のっと ばっど らいふ

「最高」を目指すのをやめたら、「悪くない」毎日が待っていた。

「やっぱりね」

読み終わった直後の感想は「やっぱりね」だった。


こうなることは、読む前からなんとなくわかっていた。
たまたまテレビでこの本が発売されることを知ったとき、大方の予想はついていた。だからなのか「よし、買いに行こう」とは、ならなかった。
けれどずっと、読む前から、頭の片隅に住みついていた本だった。

 


『ナナメの夕暮れ』若林正恭

正直に言って、彼の熱烈なファンでもなんでもない。テレビでよく見かけるなという人。その程度の認識。けれど、初めて見た時からずっと「たぶん、この人、腹の底になにかすごいもの抱えてるだろうな」なんて、偉そうに思ったことだけは覚えている。

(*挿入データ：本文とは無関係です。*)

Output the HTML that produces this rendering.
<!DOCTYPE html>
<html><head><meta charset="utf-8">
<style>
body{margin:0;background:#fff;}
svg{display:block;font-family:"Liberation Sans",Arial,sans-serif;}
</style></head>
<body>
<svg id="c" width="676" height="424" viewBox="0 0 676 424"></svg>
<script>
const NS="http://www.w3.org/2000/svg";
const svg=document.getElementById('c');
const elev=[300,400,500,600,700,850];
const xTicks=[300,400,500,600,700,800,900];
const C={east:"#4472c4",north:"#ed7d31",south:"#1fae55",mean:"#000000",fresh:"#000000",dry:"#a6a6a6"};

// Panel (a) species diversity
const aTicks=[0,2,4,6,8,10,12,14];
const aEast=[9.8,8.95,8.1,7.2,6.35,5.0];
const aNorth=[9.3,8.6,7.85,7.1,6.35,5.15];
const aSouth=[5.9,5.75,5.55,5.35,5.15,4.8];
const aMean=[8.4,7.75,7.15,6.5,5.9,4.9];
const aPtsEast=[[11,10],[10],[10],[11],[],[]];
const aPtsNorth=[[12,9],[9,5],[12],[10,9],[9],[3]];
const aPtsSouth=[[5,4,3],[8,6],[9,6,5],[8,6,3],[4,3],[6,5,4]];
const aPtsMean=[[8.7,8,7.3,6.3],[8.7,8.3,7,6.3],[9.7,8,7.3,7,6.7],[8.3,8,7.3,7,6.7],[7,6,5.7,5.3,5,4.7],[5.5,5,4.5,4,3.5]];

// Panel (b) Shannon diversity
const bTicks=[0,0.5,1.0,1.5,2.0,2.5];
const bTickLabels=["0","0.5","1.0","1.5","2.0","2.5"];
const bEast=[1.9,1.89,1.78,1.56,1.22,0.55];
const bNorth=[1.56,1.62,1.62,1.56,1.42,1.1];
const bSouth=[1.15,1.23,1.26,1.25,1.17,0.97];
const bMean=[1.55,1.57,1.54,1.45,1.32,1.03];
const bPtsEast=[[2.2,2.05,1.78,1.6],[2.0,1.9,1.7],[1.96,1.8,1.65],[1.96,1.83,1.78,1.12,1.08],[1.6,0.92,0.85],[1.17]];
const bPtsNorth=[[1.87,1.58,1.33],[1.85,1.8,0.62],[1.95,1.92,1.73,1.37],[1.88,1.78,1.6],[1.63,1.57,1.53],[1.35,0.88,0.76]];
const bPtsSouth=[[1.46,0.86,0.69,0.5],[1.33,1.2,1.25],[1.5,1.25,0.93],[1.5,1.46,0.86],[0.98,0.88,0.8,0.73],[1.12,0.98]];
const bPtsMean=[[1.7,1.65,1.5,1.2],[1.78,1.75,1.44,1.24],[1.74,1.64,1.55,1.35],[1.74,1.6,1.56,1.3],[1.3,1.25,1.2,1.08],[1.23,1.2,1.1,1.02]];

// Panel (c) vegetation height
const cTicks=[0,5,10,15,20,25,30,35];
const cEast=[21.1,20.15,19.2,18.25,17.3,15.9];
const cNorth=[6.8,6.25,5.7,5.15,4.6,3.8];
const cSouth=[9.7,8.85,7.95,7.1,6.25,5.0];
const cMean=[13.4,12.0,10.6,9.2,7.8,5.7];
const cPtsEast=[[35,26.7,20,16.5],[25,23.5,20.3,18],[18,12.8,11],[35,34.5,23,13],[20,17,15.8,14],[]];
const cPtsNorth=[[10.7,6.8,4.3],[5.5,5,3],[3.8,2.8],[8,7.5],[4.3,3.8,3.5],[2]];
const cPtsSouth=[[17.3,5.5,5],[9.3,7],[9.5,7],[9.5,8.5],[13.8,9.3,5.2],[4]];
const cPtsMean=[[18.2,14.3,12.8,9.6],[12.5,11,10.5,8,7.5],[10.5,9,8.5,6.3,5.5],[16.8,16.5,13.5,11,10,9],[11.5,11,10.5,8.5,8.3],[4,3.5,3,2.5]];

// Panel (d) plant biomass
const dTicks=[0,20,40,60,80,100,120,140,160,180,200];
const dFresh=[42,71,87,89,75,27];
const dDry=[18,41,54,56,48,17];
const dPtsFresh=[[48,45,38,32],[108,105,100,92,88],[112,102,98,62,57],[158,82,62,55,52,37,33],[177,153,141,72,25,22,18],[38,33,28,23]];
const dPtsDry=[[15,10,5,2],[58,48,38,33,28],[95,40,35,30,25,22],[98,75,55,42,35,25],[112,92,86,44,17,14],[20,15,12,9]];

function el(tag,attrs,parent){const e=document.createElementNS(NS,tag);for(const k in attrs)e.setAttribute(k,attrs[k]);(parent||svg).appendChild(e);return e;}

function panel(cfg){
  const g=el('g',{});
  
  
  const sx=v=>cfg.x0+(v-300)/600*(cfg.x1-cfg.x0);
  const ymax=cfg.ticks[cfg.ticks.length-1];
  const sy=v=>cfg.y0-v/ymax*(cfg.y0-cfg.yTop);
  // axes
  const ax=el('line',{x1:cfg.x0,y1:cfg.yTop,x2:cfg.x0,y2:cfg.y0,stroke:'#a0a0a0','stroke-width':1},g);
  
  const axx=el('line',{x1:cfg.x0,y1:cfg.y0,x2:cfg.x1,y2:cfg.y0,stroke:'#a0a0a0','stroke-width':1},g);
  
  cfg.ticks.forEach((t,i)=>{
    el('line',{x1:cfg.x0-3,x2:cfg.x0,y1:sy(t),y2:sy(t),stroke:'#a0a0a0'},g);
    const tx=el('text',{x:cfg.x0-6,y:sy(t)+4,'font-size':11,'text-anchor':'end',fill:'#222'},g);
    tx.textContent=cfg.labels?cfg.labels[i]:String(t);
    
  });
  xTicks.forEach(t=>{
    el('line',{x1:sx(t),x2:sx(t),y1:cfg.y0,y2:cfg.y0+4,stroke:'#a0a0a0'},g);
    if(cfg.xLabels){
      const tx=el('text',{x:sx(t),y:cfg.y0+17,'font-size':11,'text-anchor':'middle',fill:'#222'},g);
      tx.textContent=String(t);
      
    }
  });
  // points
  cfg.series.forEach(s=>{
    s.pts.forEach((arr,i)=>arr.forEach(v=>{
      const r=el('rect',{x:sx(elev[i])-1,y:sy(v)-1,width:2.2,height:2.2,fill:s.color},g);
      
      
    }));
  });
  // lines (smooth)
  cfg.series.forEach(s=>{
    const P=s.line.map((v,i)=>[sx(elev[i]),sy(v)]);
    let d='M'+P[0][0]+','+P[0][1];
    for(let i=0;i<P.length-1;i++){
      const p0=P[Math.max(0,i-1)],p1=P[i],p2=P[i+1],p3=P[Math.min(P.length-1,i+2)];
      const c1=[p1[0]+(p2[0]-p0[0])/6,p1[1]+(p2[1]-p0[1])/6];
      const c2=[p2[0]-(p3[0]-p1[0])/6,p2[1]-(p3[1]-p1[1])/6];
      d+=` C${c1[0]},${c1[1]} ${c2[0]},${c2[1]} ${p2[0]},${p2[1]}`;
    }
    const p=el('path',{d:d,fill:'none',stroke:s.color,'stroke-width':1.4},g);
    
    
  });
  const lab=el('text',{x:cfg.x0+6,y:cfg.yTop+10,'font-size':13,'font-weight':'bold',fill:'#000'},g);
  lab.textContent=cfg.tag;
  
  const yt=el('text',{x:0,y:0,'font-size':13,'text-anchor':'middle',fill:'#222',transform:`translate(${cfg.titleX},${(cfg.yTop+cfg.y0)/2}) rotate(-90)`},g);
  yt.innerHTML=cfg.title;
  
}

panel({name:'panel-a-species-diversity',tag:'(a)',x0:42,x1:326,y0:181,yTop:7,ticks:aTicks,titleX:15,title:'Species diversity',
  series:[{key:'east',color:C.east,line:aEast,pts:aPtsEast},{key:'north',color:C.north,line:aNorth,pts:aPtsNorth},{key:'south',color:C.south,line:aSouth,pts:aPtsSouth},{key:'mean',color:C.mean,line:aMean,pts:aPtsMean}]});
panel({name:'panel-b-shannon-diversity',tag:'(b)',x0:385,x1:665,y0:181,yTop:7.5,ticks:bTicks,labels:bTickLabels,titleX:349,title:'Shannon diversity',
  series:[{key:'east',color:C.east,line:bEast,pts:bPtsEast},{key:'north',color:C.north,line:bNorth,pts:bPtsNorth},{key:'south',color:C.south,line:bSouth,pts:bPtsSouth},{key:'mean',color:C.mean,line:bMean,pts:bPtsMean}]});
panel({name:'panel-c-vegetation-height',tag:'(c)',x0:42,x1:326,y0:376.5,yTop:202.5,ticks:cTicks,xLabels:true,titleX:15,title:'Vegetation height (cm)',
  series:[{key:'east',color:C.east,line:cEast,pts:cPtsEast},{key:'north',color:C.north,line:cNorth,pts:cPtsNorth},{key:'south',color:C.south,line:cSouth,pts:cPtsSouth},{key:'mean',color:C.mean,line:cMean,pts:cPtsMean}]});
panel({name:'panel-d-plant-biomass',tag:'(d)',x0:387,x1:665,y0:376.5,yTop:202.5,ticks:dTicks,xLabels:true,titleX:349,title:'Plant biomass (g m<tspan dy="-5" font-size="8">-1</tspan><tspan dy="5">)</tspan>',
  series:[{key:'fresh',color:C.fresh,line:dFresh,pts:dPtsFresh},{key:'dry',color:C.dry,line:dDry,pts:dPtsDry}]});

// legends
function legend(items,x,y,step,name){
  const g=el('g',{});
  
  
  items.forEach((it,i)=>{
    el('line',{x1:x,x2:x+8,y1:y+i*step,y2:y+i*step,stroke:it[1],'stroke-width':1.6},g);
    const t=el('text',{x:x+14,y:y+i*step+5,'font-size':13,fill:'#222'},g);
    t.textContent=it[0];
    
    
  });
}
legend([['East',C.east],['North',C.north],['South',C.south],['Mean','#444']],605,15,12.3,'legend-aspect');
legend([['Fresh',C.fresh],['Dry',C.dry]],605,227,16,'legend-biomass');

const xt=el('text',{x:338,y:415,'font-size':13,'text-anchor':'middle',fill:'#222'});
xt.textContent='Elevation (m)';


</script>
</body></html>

そんな彼の書く言葉に出会ったのは『表参道のセレブ犬とカバーニャ要塞の野良犬』という本をたまたま本屋で見つけたとき。
その独特なタイトルに引きつけられて開いたまえがきのページに並んでいた彼の言葉に、こんな表現はおこがましいけれど、なんとなく仲間意識を覚えたから。そこから少し、彼という人間に、いや彼の書く言葉に興味を持ち始めた。

興味を持ったあの日から、いつのまにか月日は流れ、相変わらず彼のことは「テレビでよく見かける人」のままだった。何度も読もうと思ったあの本も、結局まえがきから進むことなく、本棚の隅にポツンと置かれたまま。
基本的に本は直感で買う性格だから、買った本はよっぽどのことがない限り、その日に読み終えてしまう。じゃないと私の中での鮮度が落ちて、たちまちただの紙の束になってしまうから。だから、その時点で特別だったのかもしれない。

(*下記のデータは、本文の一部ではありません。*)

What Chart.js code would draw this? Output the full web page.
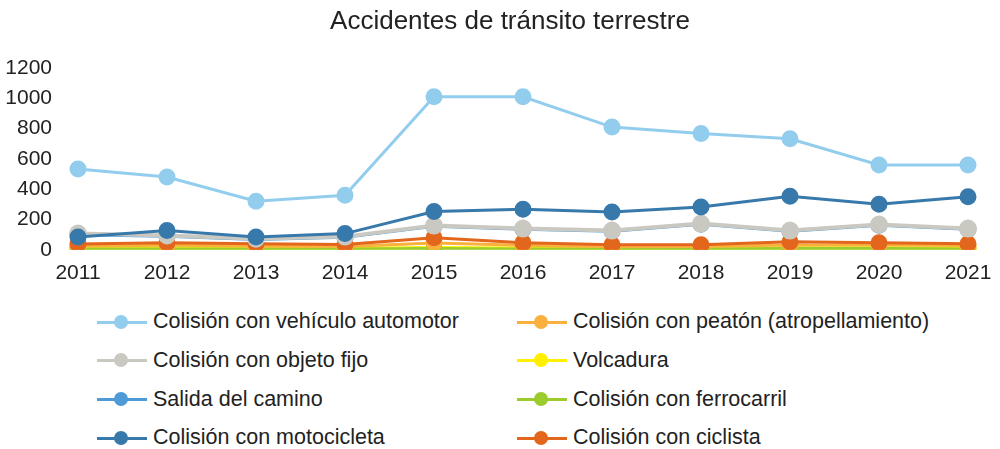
<!DOCTYPE html>
<html>
<head>
<meta charset="utf-8">
<script src="https://cdn.jsdelivr.net/npm/chart.js@4"></script>
<style>
  html, body { margin:0; padding:0; background:#fff; }
  body { width:1000px; height:449px; overflow:hidden; font-family:"Liberation Sans", Arial, sans-serif; position:relative; }
  #wrap { position:relative; width:1000px; height:289px; }
  #title { position:absolute; left:0; top:5px; width:1020px; text-align:center; font-size:26px; line-height:30px; color:#222; z-index:2; }
  #legend { position:absolute; left:97px; top:309px; width:900px; display:grid;
    grid-template-columns: 420px 420px; row-gap:13.8px; }
  .li { display:flex; align-items:center; height:25px; font-size:21.5px; color:#222; white-space:nowrap; }
  .sw { position:relative; width:50px; height:14px; margin-right:6px; flex:none; }
  .sw .ln { position:absolute; left:0; right:0; top:6px; height:3px; }
  .sw .pt { position:absolute; left:17px; top:0; width:14px; height:14px; border-radius:50%; }
</style>
</head>
<body>
<div id="title">Accidentes de tránsito terrestre</div>
<div id="wrap"><canvas id="c" width="1000" height="289"></canvas></div>
<div id="legend"></div>
<script>
const years = ["2011","2012","2013","2014","2015","2016","2017","2018","2019","2020","2021"];
const seriesNames = [
  "Colisión con vehículo automotor",
  "Colisión con peatón (atropellamiento)",
  "Colisión con objeto fijo",
  "Volcadura",
  "Salida del camino",
  "Colisión con ferrocarril",
  "Colisión con motocicleta",
  "Colisión con ciclista"
];
const vehiculo    = [533, 480, 320, 360, 1010, 1010, 810, 767, 733, 560, 560];
const peaton      = [25, 30, 25, 22, 45, 30, 20, 22, 32, 32, 28];
const objetoFijo  = [107, 95, 73, 87, 160, 140, 127, 173, 127, 167, 140];
const volcadura   = [12, 12, 10, 10, 15, 12, 10, 12, 14, 14, 12];
const salida      = [100, 90, 68, 82, 156, 136, 123, 168, 123, 162, 136];
const ferrocarril = [6, 6, 5, 5, 8, 6, 5, 6, 8, 8, 6];
const motocicleta = [85, 127, 85, 107, 253, 267, 250, 283, 353, 300, 350];
const ciclista    = [38, 47, 40, 35, 80, 47, 33, 33, 53, 47, 40];
const yTicks = [0, 200, 400, 600, 800, 1000, 1200];

const colors = ["#93CDEE", "#F9B03D", "#C9C8C1", "#FFF000", "#4E9BD7", "#9BCB2C", "#3879AC", "#E2661C"];
const values = [vehiculo, peaton, objetoFijo, volcadura, salida, ferrocarril, motocicleta, ciclista];
// lower "order" is drawn on top
const drawOrder = [0, 3, 2, 5, 6, 4, 1, 2];

const datasets = seriesNames.map((n, i) => ({
  label: n,
  data: values[i],
  borderColor: colors[i],
  backgroundColor: colors[i],
  pointBackgroundColor: colors[i],
  pointBorderColor: colors[i],
  pointRadius: 7,
  pointHoverRadius: 7,
  borderWidth: i === 2 ? 4 : 3,
  tension: 0,
  order: drawOrder[i]
}));

const FONT = "'Liberation Sans', Arial, sans-serif";

new Chart(document.getElementById("c"), {
  type: "line",
  data: { labels: years, datasets },
  options: {
    responsive: false,
    animation: false,
    events: [],
    layout: { padding: { left: 0, right: 32, top: 68, bottom: 0 } },
    plugins: {
      legend: { display: false },
      tooltip: { enabled: false },
      title: { display: false }
    },
    scales: {
      x: {
        offset: false,
        grid: { display: false },
        border: { display: false },
        ticks: { color: "#222", padding: 3, maxRotation: 0,
          font: { family: FONT, size: 21 } }
      },
      y: {
        min: 0, max: 1200,
        afterBuildTicks: s => { s.ticks = yTicks.map(v => ({ value: v })); },
        afterFit: s => { s.width = 78; },
        grid: { display: false },
        border: { display: false },
        ticks: { color: "#222", padding: 18,
          callback: v => String(v),
          font: { family: FONT, size: 21 } }
      }
    }
  }
});

const lg = document.getElementById("legend");
seriesNames.forEach((n, i) => {
  const d = document.createElement("div");
  d.className = "li";
  d.innerHTML = '<div class="sw"><div class="ln" style="background:' + colors[i] + '"></div><div class="pt" style="background:' + colors[i] + '"></div></div>';
  const t = document.createElement("span");
  t.textContent = n;
  d.appendChild(t);
  lg.appendChild(d);
});
</script>
</body>
</html>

話はこの本『ナナメの夕暮れ』の発売を知る少し前に戻る。

私のこじらせ人生が始まったのは、おそらく約15年前。
短いスカートで、制服に似合わないばっさばっさの睫毛と真っ赤なリップで、バスの最後尾を陣取り、大きな声で男の話をし続ける中学の同級生たちも、はたまた教室で参考書を読み漁り模試の結果ばかり意気揚々と話す高校のクラスの男子たちも、自分たちの保身しか考えていない教師という大人たちに、常にイラつき、彼らを見下し、ときには"生きづらい"悲劇のヒロインを演じながら、なんとか自分を保っていた。

 

大学受験にも失敗し、ぽっかり空いた穴を埋めるためだけに恋愛をし、就職する気にもなれず大学院に進学し、ふらふらと今の職場にたどり着いた。いつも世界をナナメから見ていたし、とにかくいつもイライラしていた。いくつ歳を重ねようと、誰かを見下し、ときには悲劇のヒロインを演じ、いつも何かに怯えながら生きてきた。

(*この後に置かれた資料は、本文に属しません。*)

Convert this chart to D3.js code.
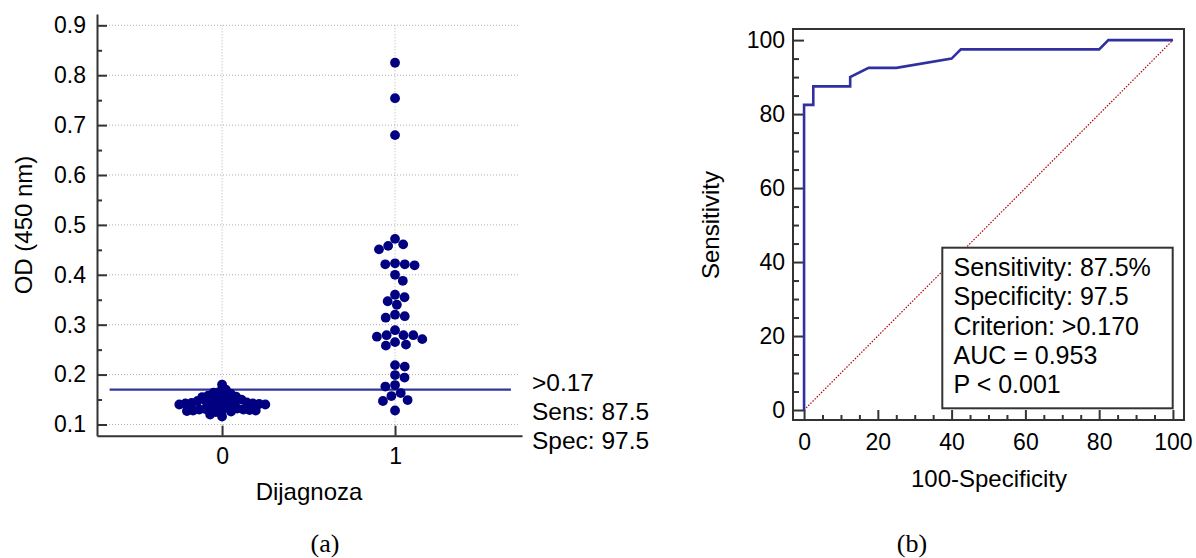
<!DOCTYPE html>
<html><head><meta charset="utf-8">
<script src="https://cdn.jsdelivr.net/npm/d3@7"></script>
<style>
body{margin:0;background:#fff}
svg{display:block}
text{font-family:"Liberation Sans",Arial,sans-serif;fill:#000}
</style>
</head><body>
<svg id="c" width="1196" height="558"></svg>
<script>
// ---------- data ----------
const groupCats = [0, 1];
const groupLabels = ["0", "1"];
const odGroup0 = [0.180, 0.170, 0.166, 0.164, 0.162, 0.158, 0.157, 0.156, 0.155, 0.153,
  0.150, 0.149, 0.148, 0.147, 0.145, 0.144, 0.144, 0.143, 0.143, 0.142,
  0.142, 0.141, 0.140, 0.140, 0.137, 0.136, 0.135, 0.132, 0.131, 0.130,
  0.130, 0.129, 0.129, 0.128, 0.128, 0.127, 0.126, 0.125, 0.120, 0.116];
const odGroup1 = [0.825, 0.754, 0.680, 0.472, 0.461, 0.458, 0.451, 0.423, 0.421, 0.421,
  0.419, 0.400, 0.388, 0.360, 0.355, 0.347, 0.340, 0.320, 0.317, 0.314,
  0.289, 0.279, 0.279, 0.279, 0.276, 0.271, 0.265, 0.260, 0.258, 0.219,
  0.216, 0.199, 0.194, 0.179, 0.176, 0.163, 0.157, 0.149, 0.147, 0.128];
const odTicks = [0.1, 0.2, 0.3, 0.4, 0.5, 0.6, 0.7, 0.8, 0.9];
const odMinorTicks = [0.15, 0.25, 0.35, 0.45, 0.55, 0.65, 0.75, 0.85];
const cutoff = 0.17;
const cutoffLabels = [">0.17", "Sens: 87.5", "Spec: 97.5"];

const rocFPR = [0, 0, 2.5, 2.5, 12.5, 12.5, 17.5, 25, 40, 42.5, 80, 82.5, 100];
const rocTPR = [0, 82.5, 82.5, 87.5, 87.5, 90, 92.5, 92.5, 95, 97.5, 97.5, 100, 100];
const rocTicks = [0, 20, 40, 60, 80, 100];
const rocMinorTicks = [5, 10, 15, 25, 30, 35, 45, 50, 55, 65, 70, 75, 85, 90, 95];
const statsLines = ["Sensitivity: 87.5%", "Specificity: 97.5", "Criterion: >0.170", "AUC = 0.953", "P < 0.001"];

// ---------- styles ----------
const AX = "#333333";
const svg = d3.select("#c");

// ================= Panel (a) =================
const xA = d3.scaleLinear().domain([-0.723, 1.734]).range([97, 522]);
const yA = d3.scaleLinear().domain([0.0775, 0.9227]).range([435.7, 14]);
const gA = svg.append("g");

// grid
gA.append("g").selectAll("line").data(odTicks).join("line")
  .attr("x1", xA.range()[0]).attr("x2", 520)
  .attr("y1", d => yA(d)).attr("y2", d => yA(d))
  .attr("stroke", "#b0b0b0").attr("stroke-width", 1).attr("stroke-dasharray", "1,2");
gA.append("g").selectAll("line").data(groupCats).join("line")
  .attr("x1", d => xA(d)).attr("x2", d => xA(d))
  .attr("y1", yA(0.9)).attr("y2", yA.range()[0])
  .attr("stroke", "#b0b0b0").attr("stroke-width", 1).attr("stroke-dasharray", "1,2");

// axes
const yAxA = gA.append("g").attr("transform", `translate(${xA.range()[0]},0)`)
  .call(d3.axisLeft(yA).tickValues(odTicks).tickSize(-10).tickSizeOuter(0).tickPadding(11).tickFormat(d3.format(".1f")));
yAxA.append("g").call(d3.axisLeft(yA).tickValues(odMinorTicks).tickSize(-5).tickFormat(""))
  .select(".domain").remove();
const xAxA = gA.append("g").attr("transform", `translate(0,${yA.range()[0]})`)
  .call(d3.axisBottom(xA).tickValues(groupCats).tickSize(-10).tickSizeOuter(0).tickPadding(12).tickFormat((d, i) => groupLabels[i]));
[yAxA, xAxA].forEach(g => {
  g.selectAll(".domain").attr("stroke", AX).attr("stroke-width", 2);
  g.selectAll("line").attr("stroke", AX).attr("stroke-width", 2);
  g.selectAll("text").attr("font-size", 23).attr("font-family", "Liberation Sans, Arial, sans-serif").attr("fill", "#000");
});

// cutoff line
gA.append("line")
  .attr("x1", xA(-0.65)).attr("x2", xA(1.67))
  .attr("y1", yA(cutoff)).attr("y2", yA(cutoff))
  .attr("stroke", "#34349a").attr("stroke-width", 2.2);

// beeswarm (collision distance "gap" may be < diameter so dots overlap)
const R = 4.9;
function swarm(values, cat, gap) {
  const pts = values.map(v => ({ v, y: yA(v), x: 0 }));
  const order = pts.slice().sort((a, b) => d3.descending(a.v, b.v));
  const placed = [];
  const d = gap;
  for (const p of order) {
    const cands = [0];
    for (const q of placed) {
      const dy = Math.abs(q.y - p.y);
      if (dy < d) { const dx = Math.sqrt(d * d - dy * dy); cands.push(q.x + dx + 0.01, q.x - dx - 0.01); }
    }
    cands.sort((a, b) => Math.abs(a) - Math.abs(b) || b - a);
    for (const c of cands) {
      if (placed.every(q => (q.x - c) ** 2 + (q.y - p.y) ** 2 >= d * d - 0.1)) { p.x = c; break; }
    }
    placed.push(p);
  }
  pts.forEach(p => p.px = xA(cat) + p.x);
  return pts;
}
const dots = swarm(odGroup0, 0, 6.2).concat(swarm(odGroup1, 1, 2 * R));
gA.append("g").selectAll("circle").data(dots).join("circle")
  .attr("cx", d => d.px).attr("cy", d => d.y).attr("r", R)
  .attr("fill", "#000080");

// labels
gA.append("g").selectAll("text").data(cutoffLabels).join("text")
  .attr("x", 532).attr("y", (d, i) => 390.7 + i * 29.2)
  .attr("font-size", 24.5).text(d => d);
gA.append("text").attr("x", 309).attr("y", 500).attr("text-anchor", "middle")
  .attr("font-size", 24).text("Dijagnoza");
gA.append("text").attr("transform", "translate(32,225) rotate(-90)").attr("text-anchor", "middle")
  .attr("font-size", 24).text("OD (450 nm)");
svg.append("text").attr("x", 325).attr("y", 552).attr("text-anchor", "middle")
  .attr("font-size", 26).style("font-family", "Liberation Serif, Times New Roman, serif").text("(a)");

// ================= Panel (b) =================
const xB = d3.scaleLinear().domain([-3, 103]).range([793, 1184]);
const yB = d3.scaleLinear().domain([-2.7, 103]).range([420, 29]);
const gB = svg.append("g");

// diagonal
gB.append("line")
  .attr("x1", xB(0)).attr("y1", yB(0)).attr("x2", xB(100)).attr("y2", yB(100))
  .attr("stroke", "#b00000").attr("stroke-width", 1.2).attr("stroke-dasharray", "1.5,1.5");

// axes
const yAxB = gB.append("g").attr("transform", `translate(${xB.range()[0]},0)`)
  .call(d3.axisLeft(yB).tickValues(rocTicks).tickSize(-11).tickPadding(8));
yAxB.append("g").call(d3.axisLeft(yB).tickValues(rocMinorTicks).tickSize(-6).tickFormat(""));
const xAxB = gB.append("g").attr("transform", `translate(0,${yB.range()[0]})`)
  .call(d3.axisBottom(xB).tickValues(rocTicks).tickSize(-10).tickPadding(14));
xAxB.append("g").call(d3.axisBottom(xB).tickValues(rocMinorTicks).tickSize(-5).tickFormat(""));
[yAxB, xAxB].forEach(g => {
  g.selectAll(".domain").remove();
  g.selectAll("line").attr("stroke", AX).attr("stroke-width", 2);
  g.selectAll("text").attr("font-size", 23).attr("font-family", "Liberation Sans, Arial, sans-serif").attr("fill", "#000");
});

// frame
gB.append("rect")
  .attr("x", xB.range()[0]).attr("y", yB.range()[1])
  .attr("width", xB.range()[1] - xB.range()[0]).attr("height", yB.range()[0] - yB.range()[1])
  .attr("fill", "none").attr("stroke", AX).attr("stroke-width", 2);

// ROC curve
const rocPts = rocFPR.map((f, i) => [f, rocTPR[i]]);
gB.append("path").datum(rocPts)
  .attr("d", d3.line().x(d => xB(d[0])).y(d => yB(d[1])))
  .attr("fill", "none").attr("stroke", "#3030a0").attr("stroke-width", 2.6)
  .attr("stroke-linejoin", "miter");

// stats box
gB.append("rect").attr("x", 942.3).attr("y", 247.7).attr("width", 230.4).attr("height", 160.6)
  .attr("fill", "#fff").attr("stroke", AX).attr("stroke-width", 2);
gB.append("g").selectAll("text").data(statsLines).join("text")
  .attr("x", 953.5).attr("y", (d, i) => 276 + i * 29.3)
  .attr("font-size", 25).text(d => d);

// titles
gB.append("text").attr("x", 989).attr("y", 487).attr("text-anchor", "middle")
  .attr("font-size", 24).text("100-Specificity");
gB.append("text").attr("transform", "translate(719,225) rotate(-90)").attr("text-anchor", "middle")
  .attr("font-size", 24).text("Sensitivity");
svg.append("text").attr("x", 912).attr("y", 552).attr("text-anchor", "middle")
  .attr("font-size", 26).style("font-family", "Liberation Serif, Times New Roman, serif").text("(b)");
</script>
</body></html>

そんな風にとにかく"生きづらさ"を拗らせ続けてきた私も、色んな痛い目を見て、色んな出会いのおかげで、20代最後の夏にようやく1つの決断をすることができた。

  

beingbe.hatenablog.com

 

そんな劣等感からずっと「最高」の人生を生きたいと思ってきたけれど、それが自分に向いていないということをようやく、認めることができた。それから生きるのがずっと楽になった。
もちろん、あっち側の世界が羨ましくなることや、やっぱりイラつくことはあるけれど、それでもそんな毎日が愛しい。

なんとか死ぬまでに、そういう人間になりたいと願ってきた。
だけど、結論から言うとそういう人間になることを諦めた。
諦めたし、飽きた。

それが不思議なことに、「自分探し」の答えと「日々を楽しむ」ってことをたぐり寄せた。

『ナナメの夕暮れ』まえがき より


そして、なんとなく今がタイミングかなと思って手に取った本の冒頭にはこう書いてあった。

「やっぱりね」

そうつぶやいた私の心は軽かった。